With the continuing growth in the housing market, it still seems a good bet as an alternative to a pension fund for retirement funding.
Whilst the huge growth in house prices over recent history has subsided. House prices continue to increase at a steady rate and can still out perform many other forms of pension provision.
With this in mind, many people are looking towards a ‘Buy to Let’ mortgage as an investment opportunity.
What are the advantages of buy to let mortgage in UK?
The first big hurdle to overcome, and the most important, is finding the right property, in the right area with the right letting potential. Then you will need to finance the purchase. Fine if you have cash, but not too many people are in a position to pay up front for the purchase. In any case, paying cash is probably not the best way of going about it. There are tax benefits available as your mortgage interest can be offset against your rental income which can reduce your tax bills. Therefore, it would make sense to borrow at least some of the money.
There has been a lot of movement in ‘Buy to Let’ by mortgage providers and many more mortgages are available for prospective purchasers. However, you will need to provide a deposit, which is likely to be much higher than the deposit on the mortgage for your main residence. The more deposit you can find, the lower the interest rate on the mortgage is likely to be. The higher the risk for the mortgage lender – the higher the interest rate!
You can now find ‘Buy to Let’ mortgages which only require a deposit of around 10% whereas in the past, lenders required deposits upwards of 20%. Many lenders now offer very competitive deals with interest rates only slightly higher than the mortgage on a main residence.
You will find on offer a range of ‘Buy to Let’ mortgages which include fixed rate, discounted and tracker loans. These can all come with more flexible features too. Contrary to the current advice for main residence mortgages, many who opt for a ‘Buy to Let’ mortgage tend to choose interest only repayments. The monthly payments are cheaper. They can be offset against rental income and can be paid off by selling the property.

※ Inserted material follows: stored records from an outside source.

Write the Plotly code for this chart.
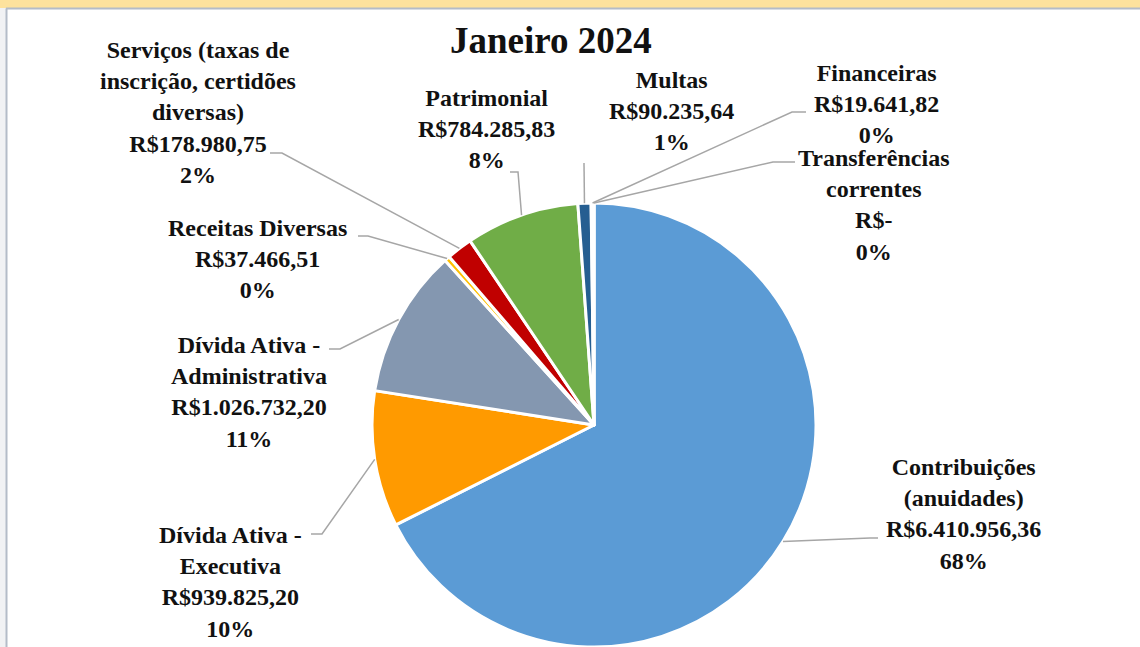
import math
import plotly.graph_objects as go

# ---------------- data ----------------
categories = [
    "Contribuições (anuidades)",
    "Dívida Ativa - Executiva",
    "Dívida Ativa - Administrativa",
    "Receitas Diversas",
    "Serviços (taxas de inscrição, certidões diversas)",
    "Patrimonial",
    "Multas",
    "Financeiras",
    "Transferências correntes",
]
label_names = [
    "Contribuições<br>(anuidades)",
    "Dívida Ativa -<br>Executiva",
    "Dívida Ativa -<br>Administrativa",
    "Receitas Diversas",
    "Serviços (taxas de<br>inscrição, certidões<br>diversas)",
    "Patrimonial",
    "Multas",
    "Financeiras",
    "Transferências<br>correntes",
]
values = [6410956.36, 939825.20, 1026732.20, 37466.51, 178980.75,
          784285.83, 90235.64, 19641.82, 0.0]
title_text = "Janeiro 2024"

# ---------------- style ----------------
colors = ["#5B9BD5", "#FF9A00", "#8497B0", "#FFC000", "#C00000",
          "#70AD47", "#255E91", "#F4F4F4", "#A5A5A5"]
W, H = 1140, 647
CX, CY, R = 594, 425, 222          # pie centre / radius in pixels
FONT = "Liberation Serif"
LBL_SIZE = 24
LINE_COLOR = "#A6A6A6"

# label centre positions (px) and leader-line elbow points (px)
label_pos = [(963, 514), (230, 582), (249, 392), (257, 259), (198, 113),
             (486, 129), (672, 111), (877, 104), (874, 205)]
elbows = [
    [(870, 538), (878, 538)],
    [(322, 534), (311, 534)],
    [(340, 349), (329, 349)],
    [(368, 236), (358, 236)],
    [(282, 153), (270, 153)],
    [(518, 172), (510, 172)],
    [(584, 163)],
    [(792, 112), (806, 112)],
    [(773, 162), (795, 162)],
]


def px(x):
    return x / W


def py(y):
    return 1 - y / H


def brl(v):
    if v == 0:
        return "R$-"
    s = f"{v:,.2f}".replace(",", "X").replace(".", ",").replace("X", ".")
    return "R$" + s


total = sum(values)

fig = go.Figure()
fig.add_trace(go.Pie(
    labels=categories,
    values=values,
    sort=False,
    direction="clockwise",
    rotation=0,
    textinfo="none",
    hoverinfo="label+value+percent",
    marker=dict(colors=colors, line=dict(color="white", width=3)),
    domain=dict(x=[px(CX - R), px(CX + R)], y=[py(CY + R), py(CY - R)]),
    showlegend=False,
))

shapes = []
# frame decoration
shapes.append(dict(type="rect", xref="paper", yref="paper", x0=0, x1=1,
                   y0=py(8), y1=1, fillcolor="#FDE29D", line_width=0, layer="below"))
shapes.append(dict(type="rect", xref="paper", yref="paper", x0=0, x1=px(6),
                   y0=0, y1=py(8), fillcolor="#F1F2F4", line_width=0, layer="below"))
shapes.append(dict(type="line", xref="paper", yref="paper", x0=px(6), x1=1,
                   y0=py(8.5), y1=py(8.5), line=dict(color="#B4BCC8", width=2)))
shapes.append(dict(type="line", xref="paper", yref="paper", x0=px(6.5), x1=px(6.5),
                   y0=0, y1=py(8.5), line=dict(color="#B4BCC8", width=2)))

annotations = []
cum = 0.0
for i, v in enumerate(values):
    mid = (cum + v / 2) / total * 2 * math.pi
    cum += v
    ex = CX + R * math.sin(mid)
    ey = CY - R * math.cos(mid)
    pts = [(ex, ey)] + elbows[i]
    path = "M " + " L ".join(f"{px(x):.5f},{py(y):.5f}" for x, y in pts)
    shapes.append(dict(type="path", xref="paper", yref="paper", path=path,
                       line=dict(color=LINE_COLOR, width=1.5)))
    pct = round(v / total * 100)
    text = f"{label_names[i]}<br>{brl(v)}<br>{pct}%"
    lx, ly = label_pos[i]
    annotations.append(dict(
        x=px(lx), y=py(ly), xref="paper", yref="paper",
        xanchor="center", yanchor="middle", showarrow=False,
        text=text, align="center",
        font=dict(family=FONT, size=LBL_SIZE, color="#111111", weight="bold"),
    ))

annotations.append(dict(
    x=px(551), y=py(40), xref="paper", yref="paper",
    xanchor="center", yanchor="middle", showarrow=False,
    text=title_text,
    font=dict(family=FONT, size=37, color="#111111", weight="bold"),
))

fig.update_layout(
    width=W, height=H,
    margin=dict(l=0, r=0, t=0, b=0),
    paper_bgcolor="white",
    plot_bgcolor="white",
    shapes=shapes,
    annotations=annotations,
)

fig.write_html(
    "out.html",
    config={"displayModeBar": False},
    post_script="document.body.style.margin='0';document.body.style.overflow='hidden';",
)
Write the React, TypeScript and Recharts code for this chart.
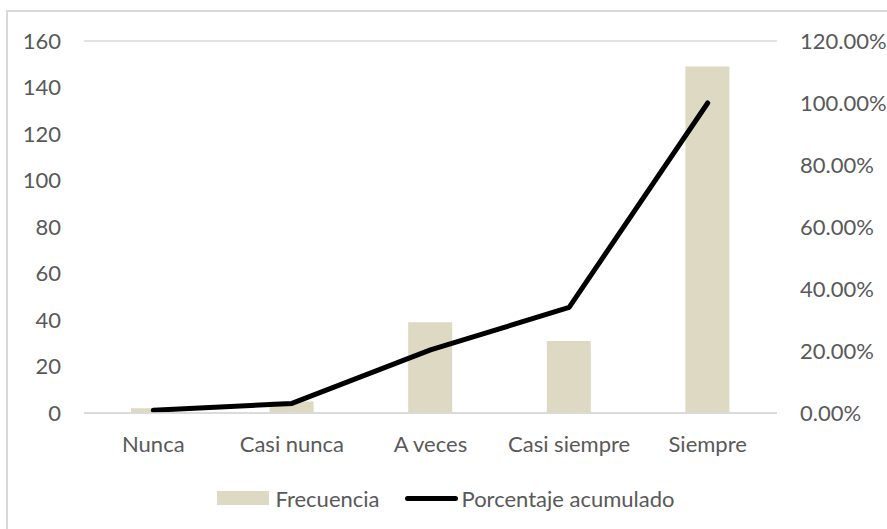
import { ComposedChart, Bar, Line, XAxis, YAxis, CartesianGrid, Legend } from "recharts";

const categories = ["Nunca", "Casi nunca", "A veces", "Casi siempre", "Siempre"];
const frecuencia = [2, 5, 39, 31, 149];
const acumulado = [0.0088, 0.031, 0.2035, 0.3407, 1.0];
const leftTicks = [0, 20, 40, 60, 80, 100, 120, 140, 160];
const rightTicks = [0, 0.2, 0.4, 0.6, 0.8, 1.0, 1.2];

const FONT = "Lato, 'Open Sans', sans-serif";
const TEXT = "#595959";
const BAR = "#ddd9c3";

const data = categories.map((name, i) => ({ name, frecuencia: frecuencia[i], acumulado: acumulado[i] }));

function LegendBox() {
  return (
    <div style={{ display: "flex", justifyContent: "center", alignItems: "center", height: 28, fontFamily: FONT, fontSize: 22, color: TEXT, marginLeft: 1 }}>
      <span style={{ width: 52, height: 14, background: BAR, marginRight: 6 }} />
      <span style={{ marginRight: 25 }}>Frecuencia</span>
      <span style={{ width: 53, height: 5, borderRadius: 3, background: "#000", marginRight: 4 }} />
      <span>Porcentaje acumulado</span>
    </div>
  );
}

export default function App() {
  return (
    <div style={{ position: "absolute", left: 0, top: 0, width: 887, height: 529, background: "#fff" }}>
      <div style={{ position: "absolute", left: 6, top: 10, right: 0, bottom: 0, borderLeft: "2px solid #d9d9d9", borderTop: "2px solid #d9d9d9" }} />
      <ComposedChart width={887} height={529} data={data} margin={{ top: 41, right: 20, bottom: 17, left: 24 }}
        style={{ position: "absolute", left: 0, top: 0 }}>
        <CartesianGrid vertical={false} stroke="#d9d9d9" strokeWidth={1.5} />
        <XAxis dataKey="name" axisLine={{ stroke: "#d9d9d9", strokeWidth: 1.5 }} tickLine={false} tickSize={0} tickMargin={23}
          height={71} interval={0} tick={{ fill: TEXT, fontSize: 22, fontFamily: FONT }} />
        <YAxis yAxisId="left" width={60} domain={[0, 160]} ticks={leftTicks} axisLine={false} tickLine={false}
          tickSize={0} tickMargin={23} tick={{ fill: TEXT, fontSize: 22, fontFamily: FONT }} />
        <YAxis yAxisId="right" orientation="right" width={90} domain={[0, 1.2]} ticks={rightTicks} axisLine={false}
          tickLine={false} tickSize={0} tickMargin={23} tickFormatter={(v: number) => `${(v * 100).toFixed(2)}%`}
          tick={{ fill: TEXT, fontSize: 22, fontFamily: FONT, textAnchor: "start" }} />
        <Bar yAxisId="left" dataKey="frecuencia" name="Frecuencia" fill={BAR} barSize={44} isAnimationActive={false} />
        <Line yAxisId="right" type="linear" dataKey="acumulado" name="Porcentaje acumulado" stroke="#000" strokeWidth={5}
          strokeLinecap="round" strokeLinejoin="round" dot={false} activeDot={false} isAnimationActive={false} />
        <Legend verticalAlign="bottom" height={28} content={() => <LegendBox />} />
      </ComposedChart>
    </div>
  );
}
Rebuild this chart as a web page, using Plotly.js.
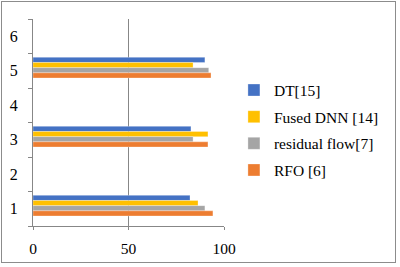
<!DOCTYPE html>
<html>
<head>
<meta charset="utf-8">
<script src="https://cdn.plot.ly/plotly-3.0.1.min.js"></script>
<style>
html,body{margin:0;padding:0;background:#fff;}
#wrap{position:relative;width:400px;height:267px;}
#chart{width:400px;height:267px;}
#frame{position:absolute;left:1px;top:1px;width:393px;height:260px;border:1.5px solid #8c8c8c;pointer-events:none;}
</style>
</head>
<body>
<div id="wrap"><div id="chart"></div><div id="frame"></div></div>
<script>
// Data
const categories = [1, 3, 5];
const yTickVals = [1, 2, 3, 4, 5, 6];
const xTickVals = [0, 50, 100];
const dt = [82.2, 82.7, 90.0];
const fusedDNN = [86.4, 91.6, 83.8];
const residualFlow = [90.0, 83.8, 92.0];
const rfo = [94.2, 91.6, 93.2];
const seriesNames = ['DT[15]', 'Fused DNN [14]', 'residual flow[7]', 'RFO [6]'];
const seriesValues = [dt, fusedDNN, residualFlow, rfo];
const seriesColors = ['#4472C4', '#FFC000', '#A5A5A5', '#ED7D31'];
const barOffsets = [0.24, 0.09, -0.06, -0.21];

const traces = seriesValues.map((vals, i) => ({
  type: 'bar',
  orientation: 'h',
  name: seriesNames[i],
  legendgroup: seriesNames[i],
  x: vals,
  y: categories,
  width: 0.15,
  offset: barOffsets[i],
  marker: {color: seriesColors[i], line: {color: 'rgba(255,255,255,0.6)', width: 0.5}},
  hoverinfo: 'x+name'
}));

const layout = {
  width: 400, height: 267,
  margin: {l: 33, r: 176, t: 19, b: 41},
  paper_bgcolor: '#fff', plot_bgcolor: '#fff',
  font: {family: '"Liberation Serif", "Times New Roman", serif', color: '#000'},
  showlegend: true,
  legend: {
    x: 1.052, xanchor: 'left', y: 0.737, yanchor: 'top',
    traceorder: 'grouped', tracegroupgap: 3.5,
    font: {size: 15.5, color: '#000'},
    itemwidth: 30, bgcolor: 'rgba(0,0,0,0)'
  },
  xaxis: {
    range: [0, 100], tickvals: xTickVals, ticktext: xTickVals.map(String),
    showgrid: true, gridcolor: '#878787', gridwidth: 1,
    zeroline: false, showline: true, linecolor: '#878787', linewidth: 1,
    ticks: 'outside', ticklen: 3, tickcolor: '#878787',
    tickfont: {size: 15.5}, ticklabelstandoff: 5, fixedrange: true
  },
  yaxis: {
    range: [0.5, 6.5], tickvals: yTickVals, ticktext: yTickVals.map(String),
    showgrid: false, zeroline: false, showline: true, linecolor: '#878787', linewidth: 1,
    ticks: '', tickfont: {size: 16}, ticklabelstandoff: 11,
    minor: {tickvals: [0.5, 1.5, 2.5, 3.5, 4.5, 5.5, 6.5], ticks: 'outside', ticklen: 4, tickcolor: '#878787', showgrid: false},
    fixedrange: true
  },
  bargap: 0.4
};

Plotly.newPlot('chart', traces, layout, {displayModeBar: false, staticPlot: true});
</script>
</body>
</html>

As this is not your main residence, you do not need to pay off outstanding mortgages at the end of the term because you need to live there – the property is therefore ‘disposable’.
Always talk to your Independent Financial Advisor before taking on a ‘Buy to Let’ mortgage. You will now find Mortgage Advisors who specialise in this field and will help you to find the right deal. Mortgage lenders will be more interested in the potential rental income of the property rather than your ability to pay based on your salary. They will be concerned to see that the rental income covers the mortgage repayments. Usually lender will require around 130% rental income compared to the mortgage repayment. So for example, if your mortgage repayments are £500 per month, the rental income will need to be £650 per month. This is to make sure that the mortgage can be paid with some left over to cover maintenance costs and should the property be empty for a period of time.
Always take advice from an Independent Financial Advisor before committing yourself to any financial transaction.